Gelfand, Berman and other lawyers, many special-interest lawyer groups and 85 law school deans from across the nation are asking the court to reconsider and reverse its  ruling, something it rarely does.

Dean defends court’s motives

Jose Roberto “Beto” Juarez Jr., dean of the Nova Southeastern University Shepard Broad College of Law in Davie, told Florida Bulldog he believes the court will do what he considers the right thing and reinstate the diversity policy.

Jose Roberto “Beto” Juarez Jr., Dean of NSU’s Shepard Broad College of Law

He cautioned against viewing the April 15 ruling through a partisan political lens. The Supreme Court “isn’t this evil entity that is out to ensure that CLE courses continue to be taught by white men,” he said. “I know that is not what the court will intend here.”

Juarez is the only Florida law school dean to sign the comment written by William Hubbard, dean of the University of South Carolina School of Law. Other signers include the deans of law schools at Georgetown, New York University, Rutgers, Tulane and Berkeley.

Their comment is a full-throated brief for the importance of diversity to legal education and practice. “This is a conscious effort to make sure that we in the legal profession are benefitting from all of the talents in the legal profession,” Juarez said.

The comment period ended July 15, and the court has no timeframe for responding. The justices could ignore everyone and, if they choose, build on the April 15 ruling to eliminate other pro-diversity policies.

‘Litigation risks’ for Florida Bar

That would probably delight at least one commentator, Zack Smith, a legal fellow at the Edwin Meese III Center for Legal and Judicial Studies, part of the Heritage Foundation in Washington, D.C.

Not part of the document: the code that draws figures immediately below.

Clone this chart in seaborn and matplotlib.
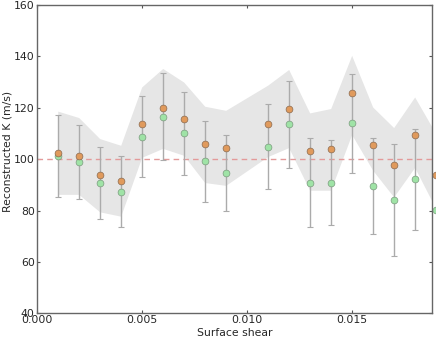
import numpy as np
import pandas as pd
import matplotlib
matplotlib.use("Agg")
import matplotlib.pyplot as plt
import seaborn as sns

# values (no point at shear 0.010)
shear = [0.001, 0.002, 0.003, 0.004, 0.005, 0.006, 0.007, 0.008, 0.009,
         0.011, 0.012, 0.013, 0.014, 0.015, 0.016, 0.017, 0.018, 0.019]
k_orange = [102.4, 101.3, 93.9, 91.4, 113.7, 119.9, 115.7, 105.8, 104.4,
            113.7, 119.7, 103.1, 103.8, 125.7, 105.4, 97.8, 109.4, 94.0]
k_green = [101.3, 98.7, 90.8, 87.4, 108.7, 116.6, 110.0, 99.2, 94.7,
           104.8, 113.5, 90.8, 90.9, 114.0, 89.6, 84.2, 92.2, 80.3]
k_green_err = [16.0, 14.4, 14.0, 14.0, 15.7, 17.1, 16.0, 15.8, 14.7,
               16.5, 16.8, 17.3, 16.7, 19.2, 18.7, 21.8, 19.7, 20.0]
band_low = [86.3, 86.3, 79.5, 77.8, 100.7, 104.2, 101.5, 90.9, 89.8,
            101.0, 104.5, 87.9, 87.9, 109.6, 95.7, 85.3, 96.8, 80.8]
band_high = [118.7, 116.2, 108.0, 105.4, 128.1, 135.3, 130.0, 120.6, 119.0,
             128.8, 134.9, 118.0, 119.7, 140.4, 120.3, 112.3, 124.2, 110.0]
true_k = 100

df = pd.DataFrame({"shear": shear, "orange": k_orange, "green": k_green})

sns.set_style("ticks")
plt.rcParams["font.family"] = ["DejaVu Sans"]
plt.rcParams["xtick.direction"] = "in"
plt.rcParams["ytick.direction"] = "in"

fig = plt.figure(figsize=(4.36, 3.40), dpi=100)
ax = fig.add_axes([0.0842, 0.0785, 0.9073, 0.9068])

# grey band around the orange estimates
ax.fill_between(shear, band_low, band_high, color="#e6e6e6", lw=0, zorder=1)

# true value
ax.axhline(true_k, color="#e39a9a", ls=(0, (4, 3)), lw=1, zorder=2)

# error bars on the green estimates
ax.errorbar(shear, k_green, yerr=k_green_err, fmt="none", ecolor="#ababab",
            elinewidth=1, capsize=2.2, capthick=0.8, zorder=3)

sns.scatterplot(data=df, x="shear", y="orange", color="#e09a5c", s=24,
                edgecolor="#8a6a50", linewidth=0.5, zorder=5, ax=ax, clip_on=False)
sns.scatterplot(data=df, x="shear", y="green", color="#9fe3a6", s=24,
                edgecolor="#7a9a7e", linewidth=0.5, zorder=4, ax=ax, clip_on=False)

ax.set_xlim(0, 0.01884)
ax.set_ylim(40, 160)
ax.set_xticks([0.000, 0.005, 0.010, 0.015])
ax.set_xticklabels(["0.000", "0.005", "0.010", "0.015"])
ax.set_yticks([40, 60, 80, 100, 120, 140, 160])
ax.set_xlabel("Surface shear", fontsize=7.8, labelpad=2)
ax.set_ylabel("Reconstructed K (m/s)", fontsize=7.8, labelpad=2)
ax.yaxis.set_label_coords(-0.062, 0.525)
ax.tick_params(labelsize=7.8, length=2.5, width=0.8, color="#555555",
               top=True, right=True, pad=1.5)
for sp in ax.spines.values():
    sp.set_color("#666666")
    sp.set_linewidth(1)

fig.savefig("out.png", dpi=100)
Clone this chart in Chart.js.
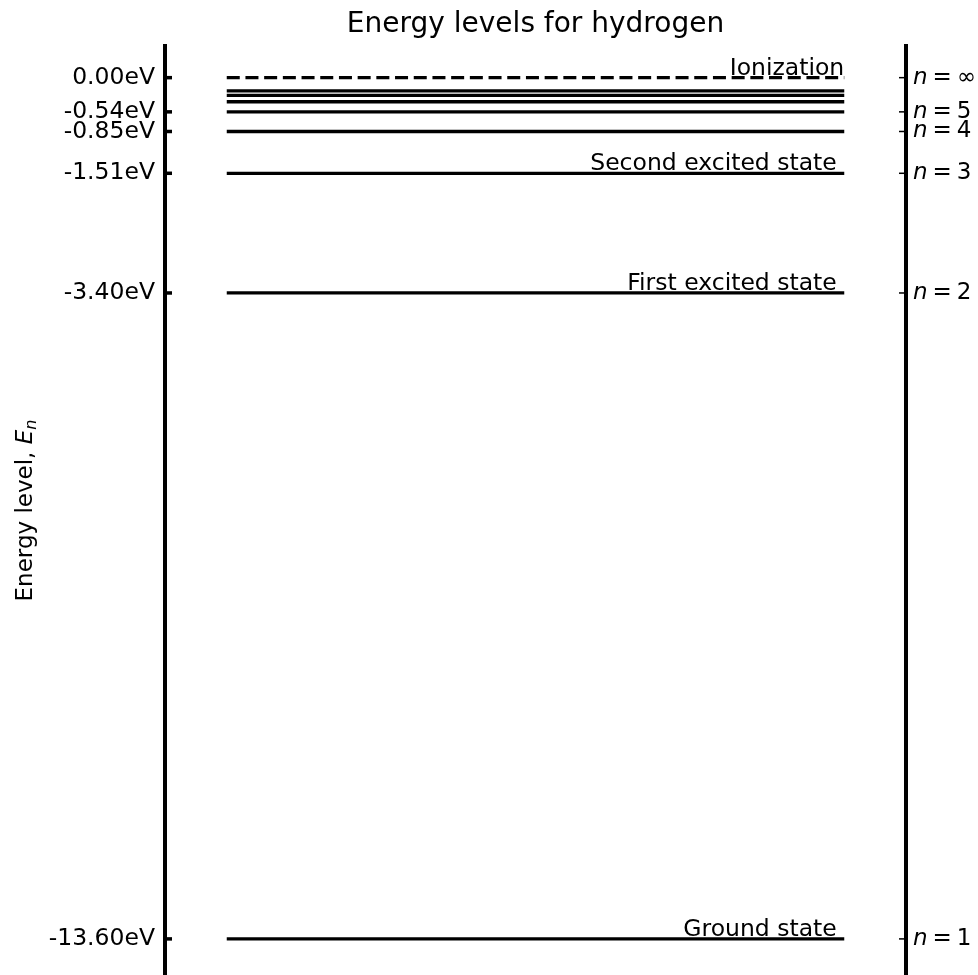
<!DOCTYPE html>
<html>
<head>
<meta charset="utf-8">
<script src="https://cdn.jsdelivr.net/npm/chart.js@4"></script>
<style>
  html, body { margin: 0; padding: 0; background: #ffffff; }
  canvas { display: block; }
</style>
</head>
<body>
<canvas id="chart" width="978" height="975"></canvas>
<script>
// Hydrogen energy levels (eV), n = 1 .. 8
const levelN = [1, 2, 3, 4, 5, 6, 7, 8];
const levelEnergies = [-13.60, -3.40, -1.51, -0.85, -0.54, -0.38, -0.28, -0.21];
const ionizationEnergy = 0.00;

// Named states written above their lines
const stateNames = ['Ground state ', 'First excited state ', 'Second excited state ', 'Ionization'];
const stateEnergies = [-13.60, -3.40, -1.51, 0.00];

// Axis ticks
const tickValues = [0.00, -0.54, -0.85, -1.51, -3.40, -13.60];
const tickLabels = ['0.00eV', '-0.54eV', '-0.85eV', '-1.51eV', '-3.40eV', '-13.60eV'];
const quantumLabels = ['\u221E', '5', '4', '3', '2', '1'];

const FONT = 'DejaVu Sans';

function levelLine(e) {
  return [{ x: 0, y: e }, { x: 1, y: e }];
}

const datasets = levelEnergies.map((e, i) => ({
  label: 'n = ' + levelN[i],
  data: levelLine(e),
  borderColor: '#000000',
  borderWidth: 3.3,
  borderCapStyle: 'butt',
  pointRadius: 0,
  fill: false,
  tension: 0
}));
datasets.push({
  label: 'Ionization',
  data: levelLine(ionizationEnergy),
  borderColor: '#000000',
  borderWidth: 3.3,
  borderDash: [13, 5.7],
  borderCapStyle: 'butt',
  pointRadius: 0,
  fill: false,
  tension: 0
});

const decorations = {
  id: 'decorations',
  afterDraw(chart) {
    const ctx = chart.ctx;
    const ya = chart.scales.y;
    const yb = chart.scales.y2;
    const xs = chart.scales.x;
    const area = chart.chartArea;
    ctx.save();

    // inward tick marks on the left spine
    ctx.strokeStyle = '#000';
    ctx.lineWidth = 3.5;
    tickValues.forEach(v => {
      const py = ya.getPixelForValue(v);
      ctx.beginPath();
      ctx.moveTo(area.left, py);
      ctx.lineTo(area.left + 7, py);
      ctx.stroke();
    });

    // thin inward tick marks on the right spine and the n labels
    ctx.lineWidth = 1.5;
    ctx.fillStyle = '#000';
    ctx.textBaseline = 'middle';
    tickValues.forEach((v, i) => {
      const py = yb.getPixelForValue(v);
      ctx.beginPath();
      ctx.moveTo(area.right, py);
      ctx.lineTo(area.right - 7, py);
      ctx.stroke();
      let x = area.right + 7;
      ctx.textAlign = 'left';
      ctx.font = 'italic 23px ' + FONT;
      ctx.fillText('n', x, py);
      x += ctx.measureText('n').width + 5;
      ctx.font = '23px ' + FONT;
      ctx.fillText('=', x, py);
      x += ctx.measureText('=').width + 5;
      ctx.fillText(quantumLabels[i], x, py);
    });

    // state names above their lines, right aligned at the line end
    ctx.font = '23.5px ' + FONT;
    ctx.textAlign = 'right';
    ctx.textBaseline = 'alphabetic';
    stateNames.forEach((name, i) => {
      const py = ya.getPixelForValue(stateEnergies[i]);
      ctx.fillText(name, xs.getPixelForValue(1), py - 3);
    });

    // title
    ctx.font = '28px ' + FONT;
    ctx.textAlign = 'center';
    ctx.textBaseline = 'alphabetic';
    ctx.fillText('Energy levels for hydrogen', (area.left + area.right) / 2, 32);

    // y axis title with italic E and subscript n
    ctx.translate(32, (area.top + area.bottom) / 2);
    ctx.rotate(-Math.PI / 2);
    ctx.textBaseline = 'alphabetic';
    const part1 = 'Energy level, ';
    ctx.font = '23px ' + FONT;
    const w1 = ctx.measureText(part1).width;
    ctx.font = 'italic 23px ' + FONT;
    const w2 = ctx.measureText('E').width;
    ctx.font = 'italic 16px ' + FONT;
    const w3 = ctx.measureText('n').width;
    let x0 = -(w1 + w2 + w3) / 2;
    ctx.textAlign = 'left';
    ctx.font = '23px ' + FONT;
    ctx.fillText(part1, x0, 0);
    ctx.font = 'italic 23px ' + FONT;
    ctx.fillText('E', x0 + w1, 0);
    ctx.font = 'italic 16px ' + FONT;
    ctx.fillText('n', x0 + w1 + w2, 4);
    ctx.restore();
  }
};

new Chart(document.getElementById('chart'), {
  type: 'line',
  data: { datasets },
  options: {
    responsive: false,
    animation: false,
    events: [],
    layout: { padding: { top: 46, bottom: 0, left: 0, right: 0 } },
    plugins: {
      legend: { display: false },
      title: { display: false },
      tooltip: { enabled: false }
    },
    scales: {
      x: {
        type: 'linear',
        min: -0.1,
        max: 1.1,
        display: false
      },
      y: {
        type: 'linear',
        position: 'left',
        min: -14.17,
        max: 0.5,
        afterFit(scale) {
          scale.width = 165;
          scale.paddingTop = 0;
          scale.paddingBottom = 0;
        },
        afterBuildTicks(scale) { scale.ticks = tickValues.map(v => ({ value: v })); },
        grid: { display: false, drawTicks: false },
        border: { display: true, width: 4, color: '#000' },
        ticks: {
          autoSkip: false,
          padding: 10,
          color: '#000',
          font: { family: FONT, size: 23.5 },
          callback(value) {
            const i = tickValues.indexOf(value);
            return i >= 0 ? tickLabels[i] : '';
          }
        }
      },
      y2: {
        type: 'linear',
        position: 'right',
        min: -14.17,
        max: 0.5,
        afterFit(scale) {
          scale.width = 72;
          scale.paddingTop = 0;
          scale.paddingBottom = 0;
        },
        afterBuildTicks(scale) { scale.ticks = tickValues.map(v => ({ value: v })); },
        grid: { display: false, drawTicks: false },
        border: { display: true, width: 4, color: '#000' },
        ticks: { display: false }
      }
    }
  },
  plugins: [decorations]
});
</script>
</body>
</html>
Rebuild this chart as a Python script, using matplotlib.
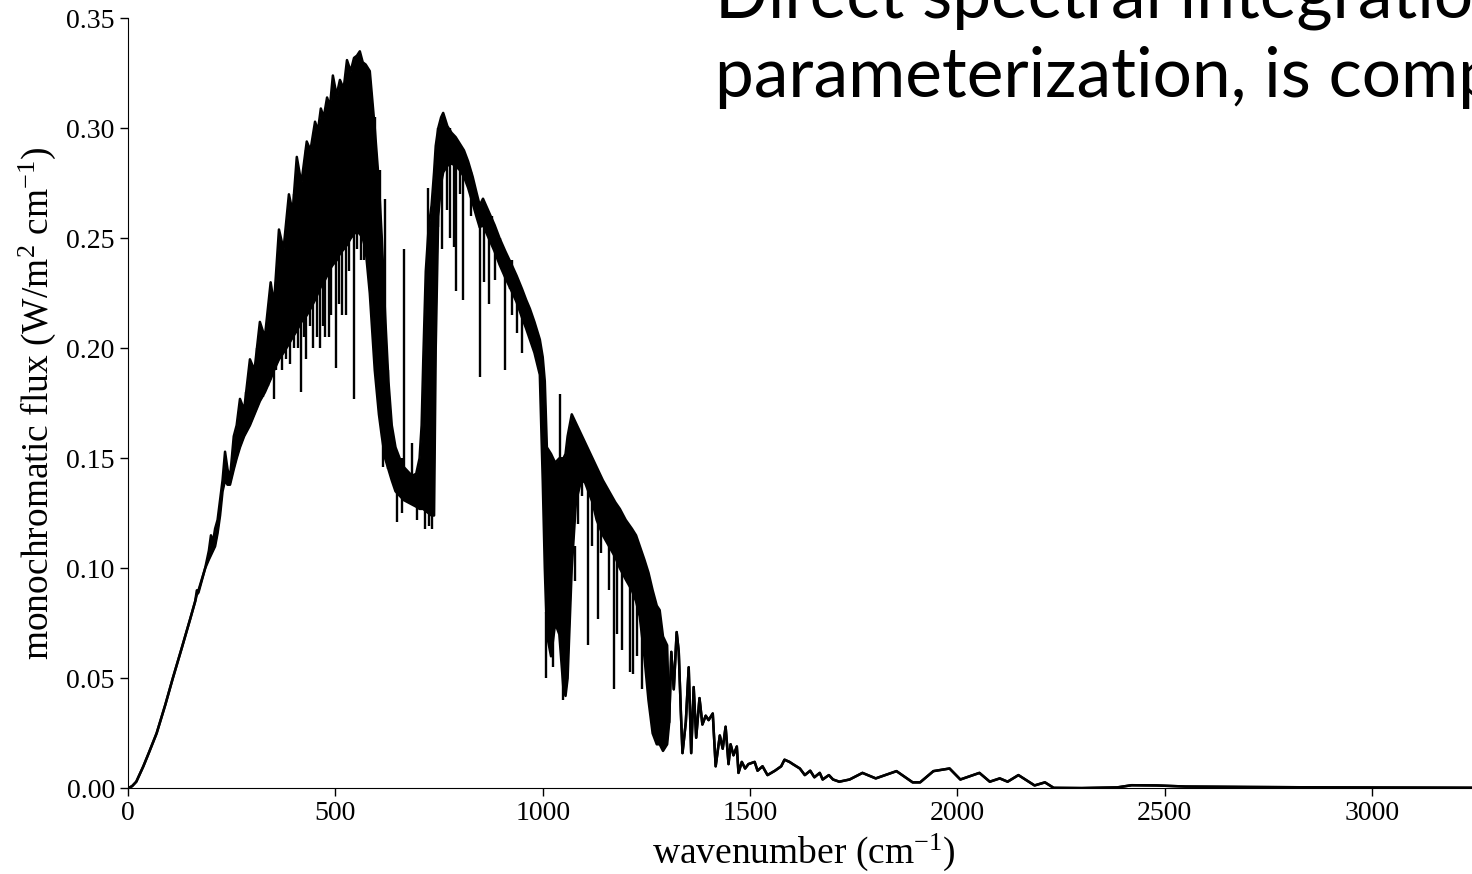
import matplotlib
matplotlib.use("Agg")
import matplotlib.pyplot as plt
from matplotlib.ticker import FormatStrFormatter

# ---- data ----
wavenumber = [0, 10, 20, 37, 50, 69, 90, 108, 130, 150, 162, 166, 170, 186, 195, 200, 205, 210, 216, 222,
              228, 234, 240, 246, 255, 262, 270, 280, 294, 305, 318, 330, 344, 352, 364, 375, 388, 397, 407, 418,
              431, 440, 451, 458, 465, 472, 480, 487, 494, 503, 511, 520, 528, 537, 545, 552, 559, 566, 573, 583,
              595, 605, 612, 620, 628, 636, 645, 655, 665, 675, 685, 695, 703, 708, 712, 718, 725, 732, 738, 742,
              748, 755, 760, 770, 780, 790, 800, 810, 820, 831, 840, 848, 856, 870, 884, 896, 910, 925, 937, 950,
              960, 969, 980, 993, 1000, 1005, 1010, 1020, 1030, 1040, 1050, 1055, 1060, 1070, 1080, 1090, 1100, 1110, 1120, 1130,
              1145, 1160, 1175, 1186, 1200, 1215, 1225, 1234, 1245, 1255, 1265, 1275, 1282, 1290, 1300,
              1305, 1310, 1316, 1323, 1328, 1333, 1337, 1345, 1352, 1358, 1364, 1370, 1378, 1385, 1393, 1400, 1410, 1417,
              1427, 1434, 1441, 1448, 1453, 1460, 1468, 1472, 1480, 1488, 1496, 1511, 1518, 1530, 1542, 1560, 1575, 1583,
              1595, 1603, 1620, 1632, 1645, 1655, 1668, 1675, 1690, 1700, 1715, 1740, 1771, 1803, 1853, 1892, 1910, 1942,
              1981, 2007, 2053, 2078, 2102, 2121, 2147, 2186, 2211, 2232, 2300, 2385, 2420, 2480, 2550, 2700, 2900, 3100, 3300]

flux_upper = [0.000, 0.001, 0.003, 0.010, 0.016, 0.025, 0.038, 0.050, 0.064, 0.077, 0.085, 0.090, 0.090, 0.100, 0.108, 0.115, 0.112, 0.118, 0.122, 0.131,
              0.140, 0.153, 0.145, 0.141, 0.160, 0.165, 0.177, 0.172, 0.195, 0.190, 0.212, 0.205, 0.230, 0.220, 0.254, 0.245, 0.270, 0.262, 0.287, 0.275,
              0.294, 0.290, 0.303, 0.299, 0.309, 0.305, 0.314, 0.310, 0.324, 0.315, 0.322, 0.318, 0.331, 0.326, 0.332, 0.333, 0.335, 0.330, 0.329, 0.326,
              0.300, 0.275, 0.250, 0.215, 0.185, 0.165, 0.155, 0.150, 0.146, 0.144, 0.142, 0.143, 0.150, 0.165, 0.195, 0.235, 0.255, 0.265, 0.280, 0.292,
              0.300, 0.305, 0.307, 0.301, 0.298, 0.296, 0.293, 0.290, 0.285, 0.278, 0.271, 0.265, 0.268, 0.262, 0.256, 0.250, 0.244, 0.238, 0.233, 0.227,
              0.222, 0.218, 0.212, 0.204, 0.196, 0.185, 0.155, 0.152, 0.148, 0.150, 0.150, 0.152, 0.160, 0.170, 0.166, 0.162, 0.158, 0.154, 0.150, 0.146,
              0.140, 0.135, 0.130, 0.127, 0.122, 0.118, 0.115, 0.110, 0.104, 0.098, 0.090, 0.083, 0.081, 0.069, 0.065,
              0.030, 0.062, 0.045, 0.071, 0.062, 0.035, 0.016, 0.030, 0.055, 0.016, 0.046, 0.023, 0.041, 0.029, 0.033, 0.031, 0.034, 0.010,
              0.024, 0.018, 0.028, 0.011, 0.020, 0.015, 0.019, 0.007, 0.012, 0.009, 0.011, 0.012, 0.008, 0.010, 0.006, 0.008, 0.010, 0.013,
              0.012, 0.011, 0.009, 0.006, 0.008, 0.005, 0.007, 0.004, 0.006, 0.004, 0.003, 0.004, 0.007, 0.0045, 0.0078, 0.0027, 0.0027, 0.0078,
              0.009, 0.004, 0.007, 0.003, 0.0045, 0.003, 0.006, 0.0013, 0.0027, 0.0002, 0.0001, 0.0004, 0.0014, 0.0013, 0.0008, 0.0006, 0.0004, 0.0003, 0.0002]

flux_lower = [0.000, 0.001, 0.003, 0.010, 0.016, 0.025, 0.038, 0.050, 0.064, 0.077, 0.085, 0.088, 0.089, 0.100, 0.104, 0.106, 0.108, 0.110, 0.116, 0.124,
              0.135, 0.140, 0.138, 0.138, 0.145, 0.150, 0.155, 0.160, 0.165, 0.170, 0.176, 0.180, 0.186, 0.190, 0.195, 0.198, 0.202, 0.205, 0.208, 0.212,
              0.215, 0.218, 0.222, 0.225, 0.228, 0.230, 0.233, 0.236, 0.238, 0.240, 0.243, 0.245, 0.247, 0.250, 0.252, 0.253, 0.252, 0.250, 0.245, 0.225,
              0.190, 0.170, 0.160, 0.150, 0.145, 0.140, 0.135, 0.133, 0.131, 0.130, 0.129, 0.128, 0.127, 0.127, 0.127, 0.126, 0.125, 0.124, 0.124, 0.200,
              0.260, 0.275, 0.280, 0.283, 0.284, 0.283, 0.281, 0.278, 0.273, 0.266, 0.260, 0.255, 0.256, 0.250, 0.244, 0.238, 0.232, 0.226, 0.221, 0.214,
              0.209, 0.204, 0.198, 0.188, 0.140, 0.100, 0.070, 0.060, 0.075, 0.070, 0.045, 0.042, 0.050, 0.100, 0.130, 0.138, 0.140, 0.135, 0.130, 0.122,
              0.115, 0.110, 0.105, 0.100, 0.095, 0.090, 0.085, 0.078, 0.060, 0.040, 0.025, 0.020, 0.020, 0.017, 0.020,
              0.030, 0.062, 0.045, 0.071, 0.062, 0.035, 0.016, 0.030, 0.055, 0.016, 0.046, 0.023, 0.041, 0.029, 0.033, 0.031, 0.034, 0.010,
              0.024, 0.018, 0.028, 0.011, 0.020, 0.015, 0.019, 0.007, 0.012, 0.009, 0.011, 0.012, 0.008, 0.010, 0.006, 0.008, 0.010, 0.013,
              0.012, 0.011, 0.009, 0.006, 0.008, 0.005, 0.007, 0.004, 0.006, 0.004, 0.003, 0.004, 0.007, 0.0045, 0.0078, 0.0027, 0.0027, 0.0078,
              0.009, 0.004, 0.007, 0.003, 0.0045, 0.003, 0.006, 0.0013, 0.0027, 0.0002, 0.0001, 0.0004, 0.0014, 0.0013, 0.0008, 0.0006, 0.0004, 0.0003, 0.0002]

# individual absorption lines (vertical strokes) : position, bottom, top
spike_wavenumber = [285, 300, 312, 326, 338, 352, 358, 371, 380, 390, 400, 410, 417, 424, 430, 438, 447, 455,
                    463, 470, 476, 484, 490, 501, 508, 517, 525, 532, 545, 552, 562, 570, 577,
                    595, 607, 615, 619, 626, 648, 660, 665, 684, 697, 716, 723, 725, 733,
                    748, 757, 770, 776, 786, 792, 800, 808, 828, 836, 848, 858, 870, 878, 884, 896, 908, 920, 926, 938, 949, 962,
                    1009, 1025, 1041, 1049, 1077, 1085, 1095, 1109, 1118, 1133, 1140, 1160, 1173, 1180, 1192, 1210, 1218, 1228, 1240]
spike_low = [0.170, 0.168, 0.178, 0.178, 0.183, 0.177, 0.190, 0.190, 0.195, 0.193, 0.200, 0.200, 0.180, 0.205, 0.195, 0.210, 0.200, 0.205,
             0.200, 0.210, 0.205, 0.205, 0.215, 0.191, 0.220, 0.215, 0.215, 0.235, 0.177, 0.245, 0.240, 0.240, 0.243,
             0.200, 0.171, 0.146, 0.150, 0.145, 0.121, 0.125, 0.133, 0.130, 0.122, 0.118, 0.125, 0.119, 0.118,
             0.255, 0.245, 0.263, 0.250, 0.246, 0.226, 0.270, 0.222, 0.260, 0.265, 0.187, 0.230, 0.220, 0.250, 0.231, 0.240, 0.190, 0.227, 0.215, 0.207, 0.198, 0.212,
             0.050, 0.055, 0.070, 0.040, 0.094, 0.120, 0.133, 0.065, 0.110, 0.077, 0.107, 0.090, 0.045, 0.070, 0.063, 0.053, 0.052, 0.060, 0.045]
spike_high = [0.180, 0.190, 0.200, 0.200, 0.210, 0.210, 0.230, 0.240, 0.250, 0.260, 0.270, 0.270, 0.270, 0.280, 0.290, 0.290, 0.290, 0.300,
              0.300, 0.300, 0.300, 0.310, 0.310, 0.310, 0.315, 0.310, 0.320, 0.325, 0.330, 0.330, 0.330, 0.325, 0.320,
              0.305, 0.281, 0.200, 0.268, 0.190, 0.150, 0.150, 0.245, 0.157, 0.140, 0.130, 0.273, 0.130, 0.130,
              0.300, 0.300, 0.300, 0.300, 0.290, 0.290, 0.290, 0.290, 0.280, 0.270, 0.260, 0.260, 0.260, 0.260, 0.250, 0.250, 0.240, 0.240, 0.240, 0.230, 0.220, 0.220,
              0.080, 0.080, 0.179, 0.060, 0.110, 0.140, 0.140, 0.140, 0.140, 0.130, 0.130, 0.120, 0.110, 0.110, 0.110, 0.100, 0.100, 0.090, 0.080]

x_ticks = [0, 500, 1000, 1500, 2000, 2500, 3000]
y_ticks = [0.00, 0.05, 0.10, 0.15, 0.20, 0.25, 0.30, 0.35]

# ---- figure ----
plt.rcParams['font.family'] = ['Liberation Serif', 'DejaVu Serif']
plt.rcParams['mathtext.fontset'] = 'custom'
plt.rcParams['mathtext.rm'] = 'Liberation Serif'
plt.rcParams['mathtext.it'] = 'Liberation Serif:italic'

fig = plt.figure(figsize=(14.72, 8.74), dpi=100)
ax = fig.add_axes([128 / 1472, (874 - 788.3) / 874, 1352 / 1472, 770 / 874])

ax.fill_between(wavenumber, flux_lower, flux_upper, color='black', linewidth=0)
ax.plot(wavenumber, flux_upper, color='black', linewidth=1.8)
ax.plot(wavenumber, flux_lower, color='black', linewidth=1.8)
ax.vlines(spike_wavenumber, spike_low, spike_high, color='black', linewidth=1.7)

ax.set_xlim(0, 3260)
ax.set_ylim(0, 0.35)
ax.set_xticks(x_ticks)
ax.set_yticks(y_ticks)
ax.yaxis.set_major_formatter(FormatStrFormatter('%.2f'))
ax.tick_params(labelsize=20, length=6, width=1, direction='out')
for s in ['top', 'right']:
    ax.spines[s].set_visible(False)

ax.set_xlabel('wavenumber (cm$^{-1}$)', fontsize=27, labelpad=4)
ax.set_ylabel('monochromatic flux (W/m$^2$ cm$^{-1}$)', fontsize=27, labelpad=6)

# slide title text overlapping the chart (cut off at the right, as in the reference)
fig.text(715 / 1472, (874 - 17) / 874, 'Direct spectral integration',
         fontsize=50, family='Lato', va='baseline', ha='left')
fig.text(715 / 1472, (874 - 97) / 874, 'parameterization, is comp',
         fontsize=50, family='Lato', va='baseline', ha='left')

fig.savefig('out.png', dpi=100)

Smith, a Florida Bar member and former federal prosecutor, is a graduate of the University of Florida Fredric G. Levin College of Law, where he served on the board of the school’s Federalist Society chapter. Most of the current Florida Supreme Court justices have ties to the conservative Federalist Society.

Smith’s view amplifies the court’s anti-diversity, anti-ABA tone. Letting the Florida Bar accept CLE credits from groups with quota-like diversity policies would “allow the state’s imprimatur to be imposed on those bad policies,” he wrote.

Even in the absence of an injured party, a case or a controversy, it’s the court’s duty to act under these circumstances, Smith asserted.

He even floated a threat, writing, “The Florida Bar may be faced with significant litigation risks if it accepts or advocates for acceptance of such CLE credits.”